ANCONA – In zona bianca discoteche, sale e locali da ballo possono ripartire ma con il limite del 35% di capienza al chiuso. C’è il via libera del Comitato tecnico scientifico. Le attività, chiuse dal febbraio del 2020, erano state le prime a fermarsi a causa delle pandemia, e ad oggi, a distanza di quasi 20 mesi, non hanno ancora riaperto i battenti, con l’unica eccezione delle discoteche con piste all’aperto (una rarità) e con capienza al 50%.
Una riapertura soggetta però ad alcune regole. Una su tutte il Green pass obbligatorio per accedere ai locali, insieme alla registrazione obbligatoria dei clienti, per consentire un eventuale tracciamento in caso di positività al virus. Tra i dettami a cui devono assoggettarsi i locali spuntano anche gli impianti di aereazione senza ricircolo d’aria, l’uso obbligatorio dei bicchieri monouso, la pulizia e la sanificazione dei locali, la garanzia della possibilità di frequente igienizzazione delle mani.
La mascherina invece viene limitata solo agli spostamenti all’interno del locale, ma non è obbligatoria in pista, per cui si potrà ballare senza protezione facciale. Ma lo “spiraglio” del Comitato Tecnico Scientifico non piace ai gestori dei locali, ormai sul piede di guerra. Il limite viene infatti considerato come troppo stringente.
«Questi signori che decidono della vita del settore locali da ballo, sanno di cosa stanno parlando?» lamenta Maurizio Casarola della Asso Intrattenimento.
«Il 35% di capienza significa decretare la nostra morte.

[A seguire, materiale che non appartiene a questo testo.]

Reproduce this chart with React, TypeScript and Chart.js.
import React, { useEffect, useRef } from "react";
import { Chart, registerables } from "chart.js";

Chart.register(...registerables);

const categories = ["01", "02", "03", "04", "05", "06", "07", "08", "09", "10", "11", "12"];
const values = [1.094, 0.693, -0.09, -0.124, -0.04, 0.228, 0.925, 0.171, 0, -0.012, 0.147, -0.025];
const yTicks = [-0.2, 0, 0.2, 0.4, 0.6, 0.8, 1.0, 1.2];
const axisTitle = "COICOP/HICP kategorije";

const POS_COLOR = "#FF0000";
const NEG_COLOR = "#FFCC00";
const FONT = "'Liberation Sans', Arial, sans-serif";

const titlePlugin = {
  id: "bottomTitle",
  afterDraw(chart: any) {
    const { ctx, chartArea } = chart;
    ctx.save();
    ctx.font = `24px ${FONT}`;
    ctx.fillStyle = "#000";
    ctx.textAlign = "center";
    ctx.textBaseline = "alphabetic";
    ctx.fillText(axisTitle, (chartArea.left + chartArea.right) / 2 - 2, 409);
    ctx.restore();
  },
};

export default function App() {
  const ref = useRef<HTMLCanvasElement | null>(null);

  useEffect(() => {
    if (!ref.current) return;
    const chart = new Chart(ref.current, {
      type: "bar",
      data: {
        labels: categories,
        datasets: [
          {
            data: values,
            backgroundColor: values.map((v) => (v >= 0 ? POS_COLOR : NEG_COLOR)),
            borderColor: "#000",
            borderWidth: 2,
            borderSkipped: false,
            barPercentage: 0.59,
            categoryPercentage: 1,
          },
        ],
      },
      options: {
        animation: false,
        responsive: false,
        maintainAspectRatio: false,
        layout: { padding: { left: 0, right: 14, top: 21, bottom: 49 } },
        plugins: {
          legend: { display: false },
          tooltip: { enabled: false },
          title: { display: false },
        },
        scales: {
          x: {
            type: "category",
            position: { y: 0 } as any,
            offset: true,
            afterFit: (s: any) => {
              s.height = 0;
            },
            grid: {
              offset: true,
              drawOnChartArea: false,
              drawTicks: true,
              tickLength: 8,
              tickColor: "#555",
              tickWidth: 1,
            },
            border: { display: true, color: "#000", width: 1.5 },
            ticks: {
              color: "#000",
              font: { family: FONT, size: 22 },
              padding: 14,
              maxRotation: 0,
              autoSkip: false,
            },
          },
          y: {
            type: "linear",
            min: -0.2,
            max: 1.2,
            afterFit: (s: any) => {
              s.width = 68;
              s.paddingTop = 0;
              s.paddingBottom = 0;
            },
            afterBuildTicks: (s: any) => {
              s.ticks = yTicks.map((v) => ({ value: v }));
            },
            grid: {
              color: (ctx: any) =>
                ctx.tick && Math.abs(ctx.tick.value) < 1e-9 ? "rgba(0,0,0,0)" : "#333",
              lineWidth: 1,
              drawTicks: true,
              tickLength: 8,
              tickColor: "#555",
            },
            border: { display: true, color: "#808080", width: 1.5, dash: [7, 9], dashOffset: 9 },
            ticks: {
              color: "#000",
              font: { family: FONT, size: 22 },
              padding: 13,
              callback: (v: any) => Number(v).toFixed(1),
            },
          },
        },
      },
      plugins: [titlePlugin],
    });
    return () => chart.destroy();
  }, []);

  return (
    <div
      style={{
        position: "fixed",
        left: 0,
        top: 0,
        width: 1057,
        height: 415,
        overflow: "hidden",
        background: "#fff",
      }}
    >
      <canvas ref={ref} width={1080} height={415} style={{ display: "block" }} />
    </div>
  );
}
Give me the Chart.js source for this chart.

Così facendo ci spingeranno a diventare tutti fuorilegge per poter vivere». Il problema è quello di coprire i costi ingenti dei locali, tra affitti, utente e personale, con una capienza così ridotta.
Il gestore del Melaluna Centerdance di Castelfidardo fa notare che mentre per discoteche, locali e sale da ballo è stato fissato un limite di capienza al 35% al chiuso, per teatri e cinema si va verso l’80% al chiuso (100% all’aperto), mentre negli stadi verso il 75% e nei palazzetti sportivi al chiuso verso il 50%. Insomma capienze ben superiori a quelle imposte per i locali del divertimento.
«Non abbasseremo la testa – aggiunge – non siamo untori e i nostri locali non sono focolai di Covid. Sono 19 mesi che siamo chiusi, ormai non ne possiamo più». L’associazione di categoria minaccia azioni legali a tutela del settore, nel caso in cui le capienze non saranno riviste.